En la escena inicial de Hijos de los hombres, la película apocalíptica de Alfonso Cuarón, las noticias anuncian el asesinato del joven de 18 años Diego Ricardo, "la persona más joven del mundo".

En la película, los seres humanos han perdido la capacidad de procrear, están al borde de la extinción y, a partir de este acontecimiento, y como buena película apocalíptica, se desata el más absoluto caos.

Lo que me llamó la atención es una pregunta que plantea el protagonista y que resume una cuestión de fondo fundamental en el tema de la natalidad.

Si ninguna mujer sobre la faz de la Tierra puede tener un hijo, ¿qué más queda por esperar del mundo y de la vida? 

Dicho de otra forma, ¿para qué seguir dándole forma a este mundo, cuando no va a haber nadie a quien entregárselo?

Me acordé de esta película cuando el INE publicó el número de niños nacidos en España en 2023. Es la cifra más baja desde 1941. Y casi nadie está hablando del tema. Como si ya lo percibiésemos como algo normal, como algo natural. Como una consecuencia lógica de los acontecimientos. De querer defender nuestra pequeña parcela de libertad ante cualquier tipo de posible y duradera responsabilidad. 

Se dice que es por el dinero. Que los jóvenes no tenemos forma de asumir el coste que supone tener y criar un hijo. Y hay bastante verdad en este argumento.

Pero dudo que sea la única razón.

'Las perfecciones', de Vincenzo Latronico.

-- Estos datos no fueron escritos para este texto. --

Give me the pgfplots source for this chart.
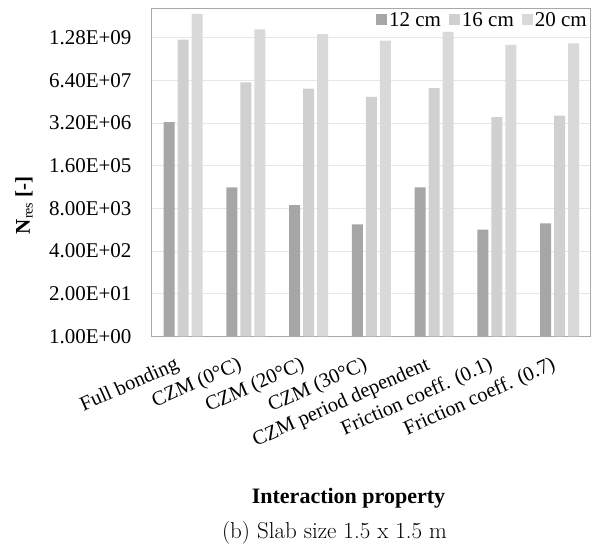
\documentclass[border=0pt]{standalone}
\usepackage{fontspec}
\setmainfont{Liberation Serif}
\newfontfamily\lmr{Latin Modern Roman}
\usepackage{pgfplots}
\pgfplotsset{compat=1.18}
\definecolor{c12}{RGB}{166,166,166}
\definecolor{c16}{RGB}{207,209,208}
\definecolor{c20}{RGB}{217,217,217}
\definecolor{framec}{RGB}{168,168,168}
\definecolor{gridc}{RGB}{230,230,230}
\begin{document}
\begin{tikzpicture}
\begin{axis}[
  at={(0,0)}, anchor=south west,
  scale only axis, width=439.3pt, height=328.2pt,
  ymode=log, log basis y=20,
  ymin=1, ymax=1.0e10,
  xmin=-0.5, xmax=6.5,
  ybar=3pt, bar width=11pt,
  xtick={0,1,2,3,4,5,6},
  xticklabels={Full bonding, CZM (0°C), CZM (20°C), CZM (30°C), CZM period dependent, Friction coeff. (0.1), Friction coeff. (0.7)},
  ytick={1,20,400,8000,160000,3200000,64000000,1280000000},
  yticklabels={1.00E+00,2.00E+01,4.00E+02,8.00E+03,1.60E+05,3.20E+06,6.40E+07,1.28E+09},
  major tick length=0pt, minor tick num=0,
  ymajorgrids, major grid style={gridc, line width=1pt},
  axis line style={framec, line width=1pt},
  yticklabel style={font=\fontsize{21}{25}\selectfont, inner sep=0pt, xshift=-20pt},
  xticklabel style={font=\fontsize{20.5}{24}\selectfont, anchor=north east, inner sep=0pt, xshift=-9pt, yshift=-19pt, rotate=24},
  ylabel={\textbf{N}\raisebox{-0.3ex}{\fontsize{14}{14}\selectfont res} \textbf{[-]}},
  ylabel style={at={(axis description cs:-0.2907,0.40)}, anchor=center, font=\fontsize{21}{25}\selectfont},
  xlabel={\textbf{Interaction property}},
  xlabel style={at={(axis description cs:0.448,-0.492)}, anchor=center, font=\fontsize{22}{26}\selectfont},
  legend columns=3,
  legend style={at={(rel axis cs:1,1)}, anchor=north east, draw=none, fill=none, inner sep=2pt,
    font=\fontsize{21}{25}\selectfont, /tikz/every even column/.append style={column sep=6pt}},
  legend image code/.code={\fill[#1] (0pt,-5pt) rectangle (11pt,6pt);},
]
\addplot[fill=c12, draw=none] coordinates {(0,3.4e6) (1,3.5e4) (2,1.0e4) (3,2.6e3) (4,3.5e4) (5,1.8e3) (6,2.8e3)};
\addplot[fill=c16, draw=none] coordinates {(0,1.12e9) (1,5.5e7) (2,3.6e7) (3,2.0e7) (4,3.7e7) (5,4.8e6) (6,5.4e6)};
\addplot[fill=c20, draw=none] coordinates {(0,6.8e9) (1,2.26e9) (2,1.63e9) (3,1.04e9) (4,1.92e9) (5,7.7e8) (6,8.5e8)};
\legend{12 cm, 16 cm, 20 cm}
\end{axis}
\node[font=\lmr\fontsize{23}{27}\selectfont] at (182.8pt,-196.5pt) {(b) Slab size 1.5 x 1.5 m};
\pgfresetboundingbox
\useasboundingbox (-151.7pt,-209.5pt) rectangle (446.3pt,336.5pt);
\end{tikzpicture}
\end{document}
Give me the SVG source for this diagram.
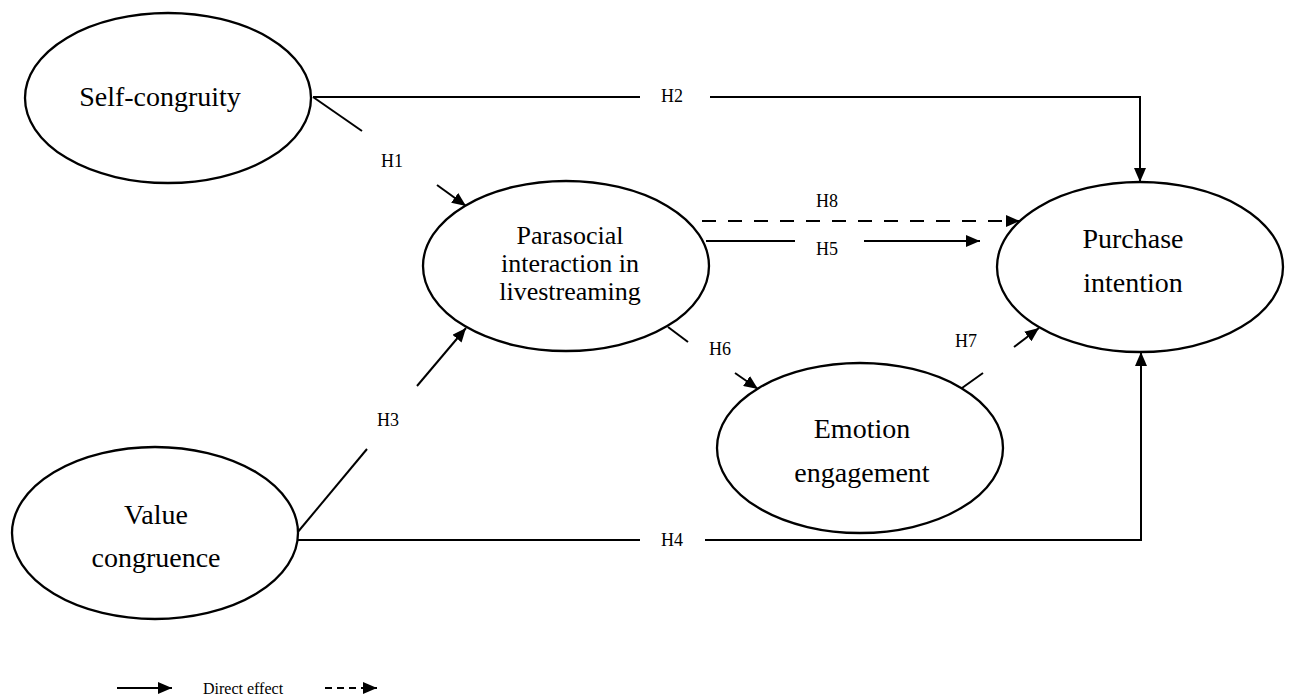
<svg xmlns="http://www.w3.org/2000/svg" width="1293" height="698" viewBox="0 0 1293 698">
<style>
.node ellipse{fill:#fff;stroke:#000;stroke-width:2.3}
.node text{font-family:"Liberation Serif","Times New Roman",serif;font-size:28px;fill:#000;text-anchor:middle}
.node text.tight{font-size:26px}
.conn line,.conn path{stroke:#000;stroke-width:2;fill:none}
.dash{stroke-dasharray:14 12}
.lbl{font-family:"Liberation Serif","Times New Roman",serif;font-size:18px;fill:#000;text-anchor:middle}
.leg{font-family:"Liberation Serif","Times New Roman",serif;font-size:16px;fill:#000}
</style>
<defs>
<marker id="ah" viewBox="0 0 14 12" refX="14" refY="6" markerWidth="14" markerHeight="12" markerUnits="userSpaceOnUse" orient="auto">
<path d="M0,0 L14,6 L0,12 z" fill="#000"/>
</marker>
</defs>
<rect width="1293" height="698" fill="#fff"/>
<g class="conn" id="connectors">
<line x1="313" y1="97" x2="362" y2="131"/>
<line x1="437" y1="185" x2="466" y2="206" marker-end="url(#ah)"/>
<path d="M313,97 H640"/>
<path d="M710,97 H1140 V182" marker-end="url(#ah)"/>
<line x1="297" y1="533" x2="367" y2="449"/>
<line x1="417" y1="386" x2="466" y2="328" marker-end="url(#ah)"/>
<path d="M297,540 H640"/>
<path d="M705,540 H1141 V352" marker-end="url(#ah)"/>
<line x1="706" y1="241" x2="795" y2="241"/>
<line x1="864" y1="241" x2="980" y2="241" marker-end="url(#ah)"/>
<line class="dash" x1="702" y1="221" x2="1020" y2="221" marker-end="url(#ah)"/>
<line x1="668" y1="327" x2="688" y2="342"/>
<line x1="735" y1="373" x2="758" y2="389" marker-end="url(#ah)"/>
<line x1="962" y1="388" x2="983" y2="373"/>
<line x1="1014" y1="347" x2="1039" y2="328" marker-end="url(#ah)"/>
</g>
<g id="labels">
<text class="lbl" x="392" y="167">H1</text>
<text class="lbl" x="672" y="102">H2</text>
<text class="lbl" x="388" y="426">H3</text>
<text class="lbl" x="672" y="546">H4</text>
<text class="lbl" x="827" y="255">H5</text>
<text class="lbl" x="720" y="355">H6</text>
<text class="lbl" x="966" y="347">H7</text>
<text class="lbl" x="827" y="207">H8</text>
</g>
<g class="node" id="self-congruity">
<ellipse cx="168" cy="98" rx="143" ry="85"/>
<text x="160" y="106">Self-congruity</text>
</g>
<g class="node" id="parasocial">
<ellipse cx="566" cy="266" rx="143" ry="85"/>
<text class="tight" x="570" y="244">Parasocial</text>
<text class="tight" x="570" y="272">interaction in</text>
<text class="tight" x="570" y="300">livestreaming</text>
</g>
<g class="node" id="value-congruence">
<ellipse cx="155" cy="533" rx="143" ry="86"/>
<text x="156" y="524">Value</text>
<text x="156" y="567">congruence</text>
</g>
<g class="node" id="purchase-intention">
<ellipse cx="1140" cy="267" rx="143" ry="85"/>
<text x="1133" y="248">Purchase</text>
<text x="1133" y="292">intention</text>
</g>
<g class="node" id="emotion-engagement">
<ellipse cx="860" cy="448" rx="143" ry="85"/>
<text x="862" y="438">Emotion</text>
<text x="862" y="482">engagement</text>
</g>
<g class="conn" id="legend">
<line x1="117" y1="688" x2="172" y2="688" marker-end="url(#ah)"/>
<text class="leg" x="203" y="694" style="stroke:none">Direct effect</text>
<line x1="325" y1="688" x2="377" y2="688" style="stroke-dasharray:7 5" marker-end="url(#ah)"/>
</g>
</svg>
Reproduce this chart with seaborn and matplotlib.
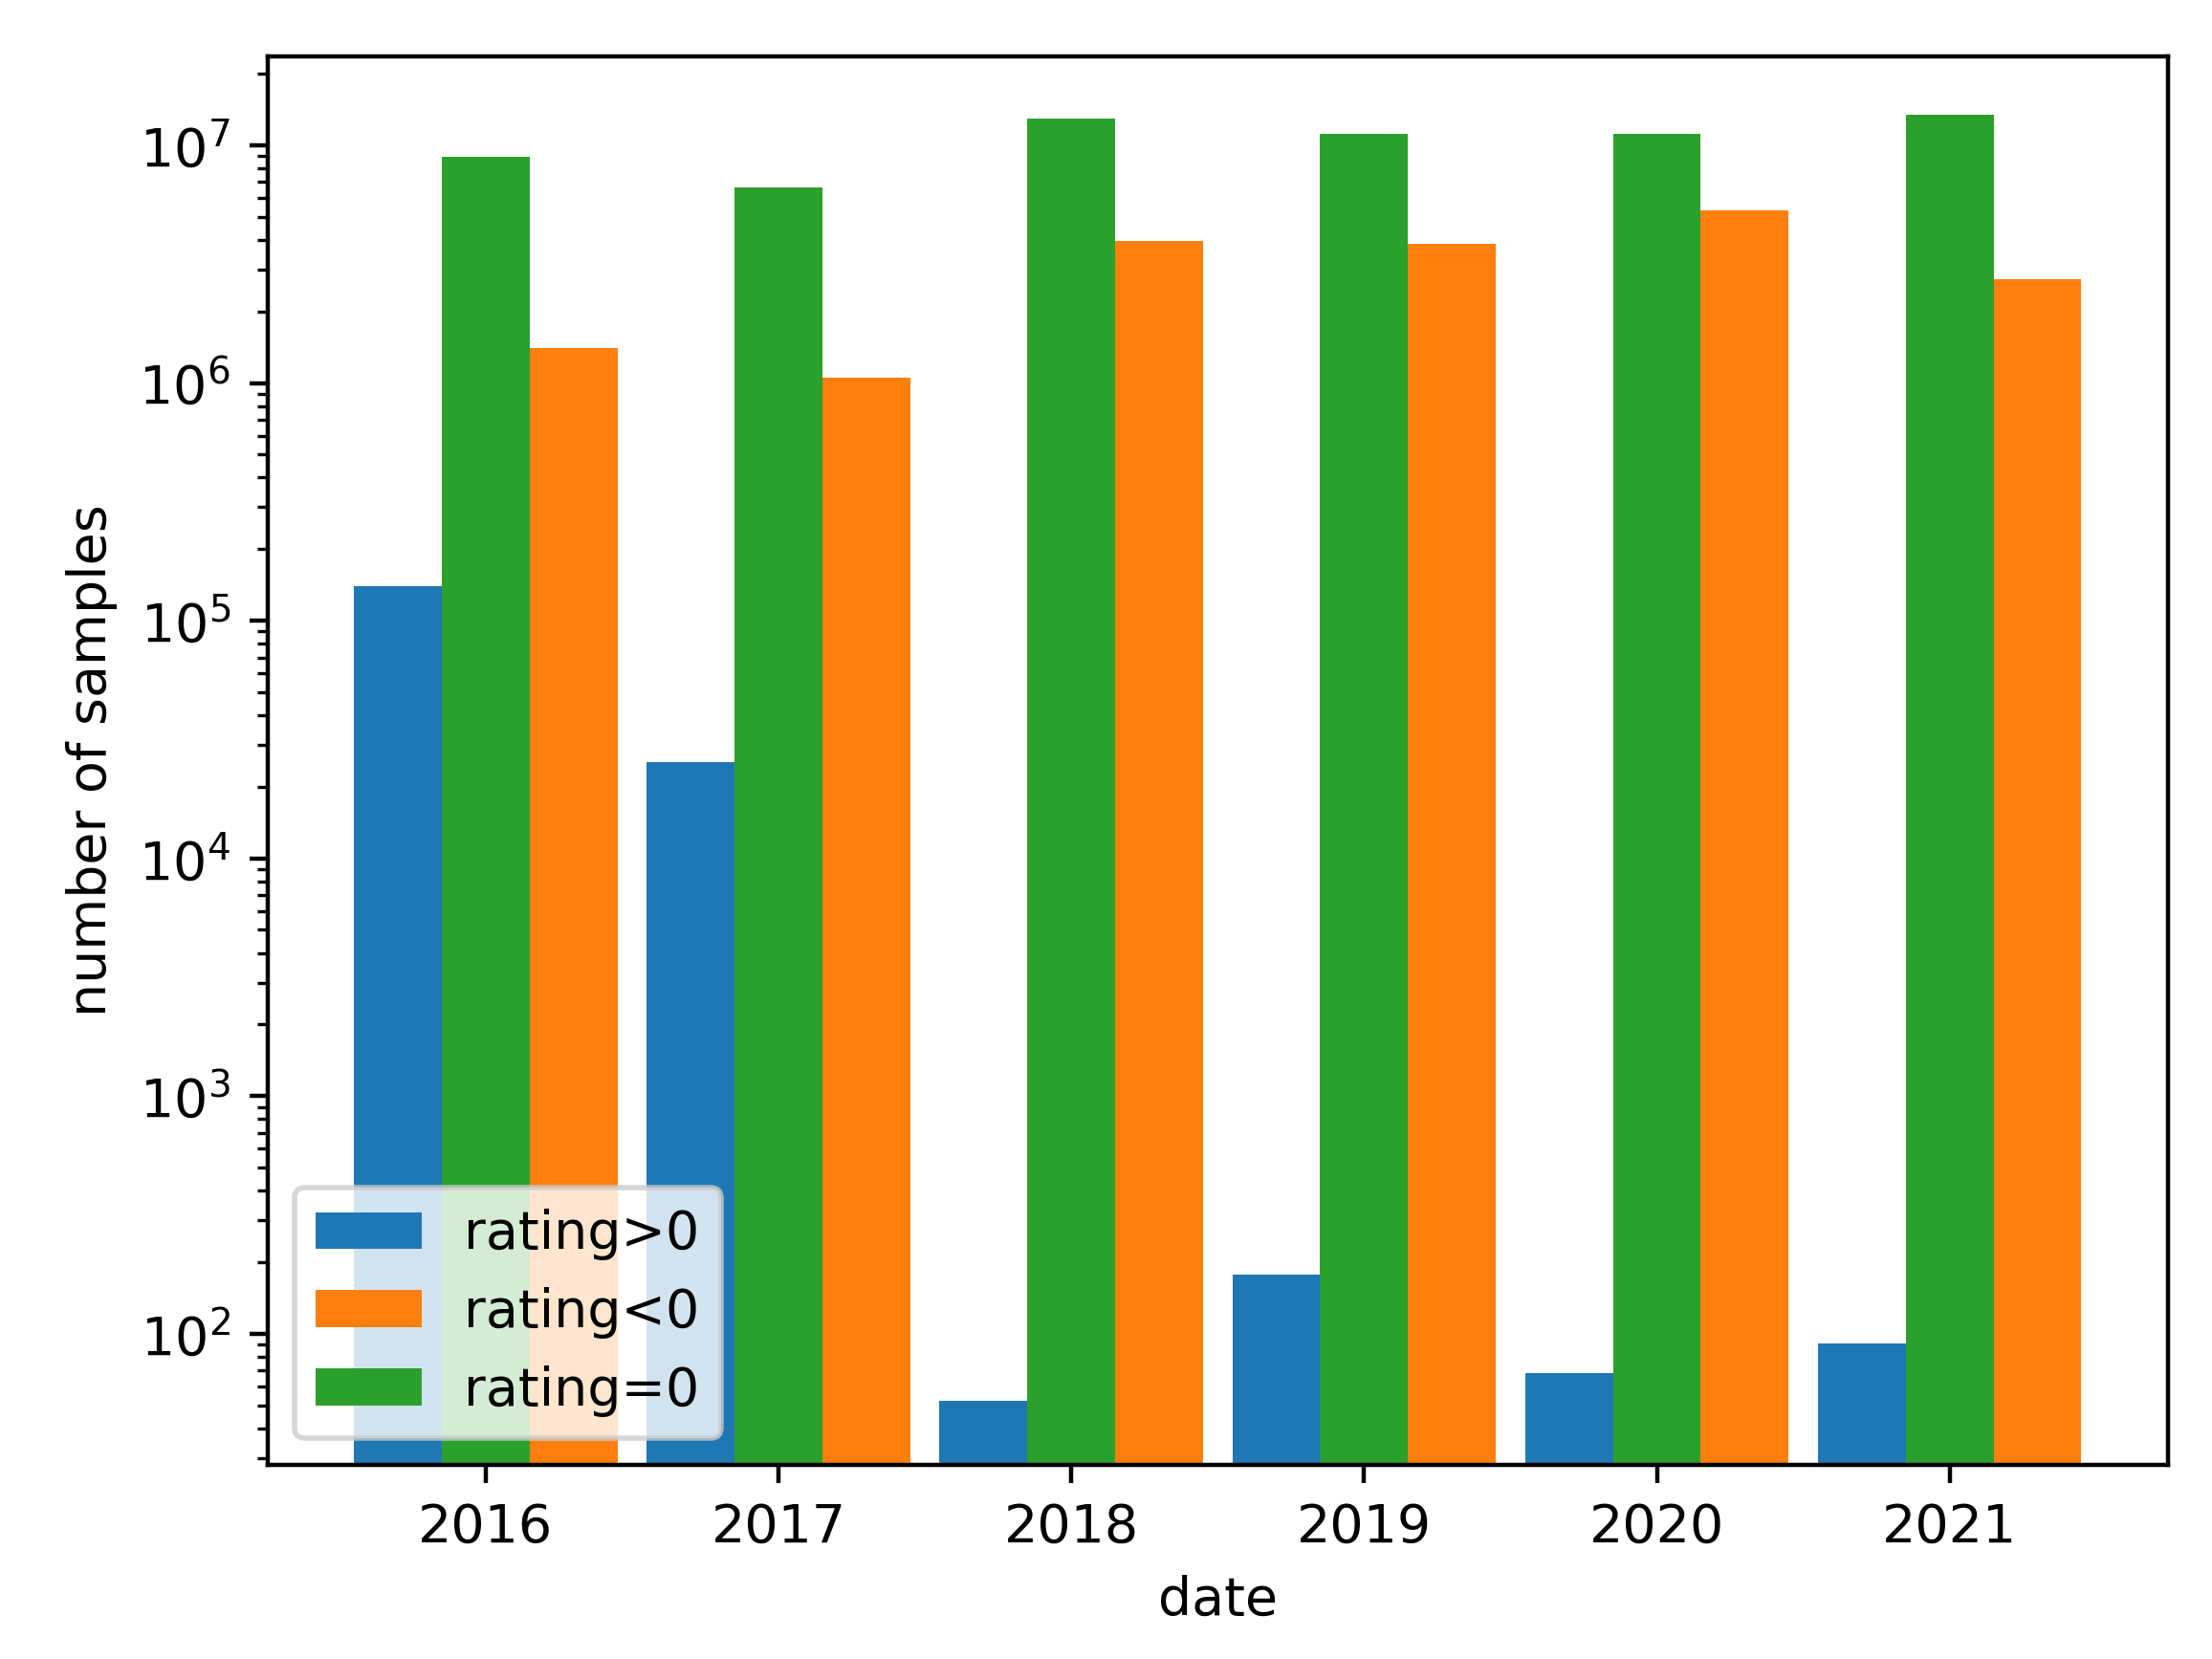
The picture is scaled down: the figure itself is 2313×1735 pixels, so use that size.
import numpy as np
import pandas as pd
import matplotlib
matplotlib.use("Agg")
import matplotlib.pyplot as plt
from matplotlib.patches import Patch
import seaborn as sns

years = ["2016", "2017", "2018", "2019", "2020", "2021"]
rating_pos = [1.40e5, 2.54e4, 52, 178, 68, 91]
rating_neg = [1.40e6, 1.05e6, 3.95e6, 3.84e6, 5.33e6, 2.73e6]
rating_zero = [8.96e6, 6.63e6, 1.30e7, 1.12e7, 1.12e7, 1.35e7]

labels = ["rating>0", "rating<0", "rating=0"]
colors = {"rating>0": "#1f77b4", "rating<0": "#ff7f0e", "rating=0": "#2ca02c"}
bar_order = ["rating>0", "rating=0", "rating<0"]

df = pd.DataFrame({
    "date": years * 3,
    "count": rating_pos + rating_neg + rating_zero,
    "rating": [l for l in labels for _ in years],
})

fig = plt.figure(figsize=(2313 / 400, 1735 / 400), dpi=400)
ax = fig.add_subplot(111)
fig.subplots_adjust(left=0.121, right=0.980, bottom=0.117, top=0.966)

sns.barplot(data=df, x="date", y="count", hue="rating", order=years,
            hue_order=bar_order, palette=colors, width=0.9, saturation=1,
            linewidth=0, errorbar=None, legend=False, ax=ax)

ax.set_yscale("log")
ax.set_ylim(10 ** 1.448, 10 ** 7.374)
ax.set_xlim(-0.745, len(years) - 1 + 0.745)

ax.set_xlabel("date")
ax.set_ylabel("number of samples")

handles = [Patch(facecolor=colors[l], label=l) for l in labels]
ax.legend(handles=handles, loc="lower left")

plt.savefig("out.png", dpi=400)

'Las perfecciones', de Vincenzo Latronico.

Estos días estoy leyendo Las perfecciones, de Vincenzo Latronico, un libro que cuenta la mudanza y vida de una pareja de un país mediterráneo (se intuye Italia) que se instala en Berlín. Un retrato generacional que escuece un poco (por ridículo) si se pertenece a esa generación que está cartografiando. Porque la vida que representa es la de una existencia concienciada, ecofriendly y artística, sin convencionalismos, experimental, sin hijos ni ningún tipo de atadura que no se pueda disolver con un clic en una app o un mensaje de texto. Una vida llena de abundancia, aunque no queda muy claro de qué. Una vida llena de libertad, aunque no se sabe muy bien para qué.

Latronico va situando las distintas chinchetas sobre el mapa millennial para acabar mostrando cómo todos, de una u otra forma, nos hemos convertido en una especie de cliché con patas que abraza convencionalismos e ideales aparentemente buenos y formas de vida aparentemente deseables que acaban resultando en una forma de estar en el mundo sin horizonte. 

Y esto es lo que reflejan las cifras de natalidad en España y en Occidente. La ausencia de un horizonte que resulte iluminador, que contenga algo de esperanza. Traer un niño a este mundo es una de las mayores muestras de esperanza en el futuro, en nuestro mundo, en nuestra forma de vivir.

Y por las cifras que manejamos, está claro que la hemos perdido parcialmente. 

He escuchado en repetidas ocasiones que traer un niño a este mundo es un acto egoísta e irresponsable. Pero lo que me extraña es que se espere cualquier otra cosa. Por supuesto que es un acto egoísta.

Es una decisión, en la que no se debería tener en cuenta ni la culpabilidad que se está intentando meter a la fuerza en los hogares ("piensa en el planeta: un niño contamina mucho", "piensa en tu futuro: un niño arruinará tu carrera", "piensa en tu libertad: un niño te esposará permanentemente a él") ni a todo el mundo que quiera opinar al respecto. 

Es una decisión que defiende la esperanza encarnada que representa un niño.

De camino a la cafetería desde la que estoy escribiendo estas líneas me he fijado en un padre que estaba esperando el metro con su hija en la Puerta de Brandeburgo. En cómo iba contestando con una paciencia infinita las preguntas de su hija que borboteaban como una fuente, sin aparente fin.

Las contestaba como si no hubiese otra posibilidad que tomarse absolutamente en serio todas las preguntas que hacía y contestarlas con la misma diligencia como si se las hiciese un adulto. Puede que haya tenido un buen día, o puede que siempre sea así con su hija.

El hecho es que con cada respuesta, a ella se le iba iluminando un poco más la cara. Porque el mundo se iba desplegando, esquina a esquina, pregunta a pregunta, poco a poco, como un gran mapa ante sus ojos, ante ella.

Y ahí estaba. En esa cara. El egoísmo transformado en esperanza.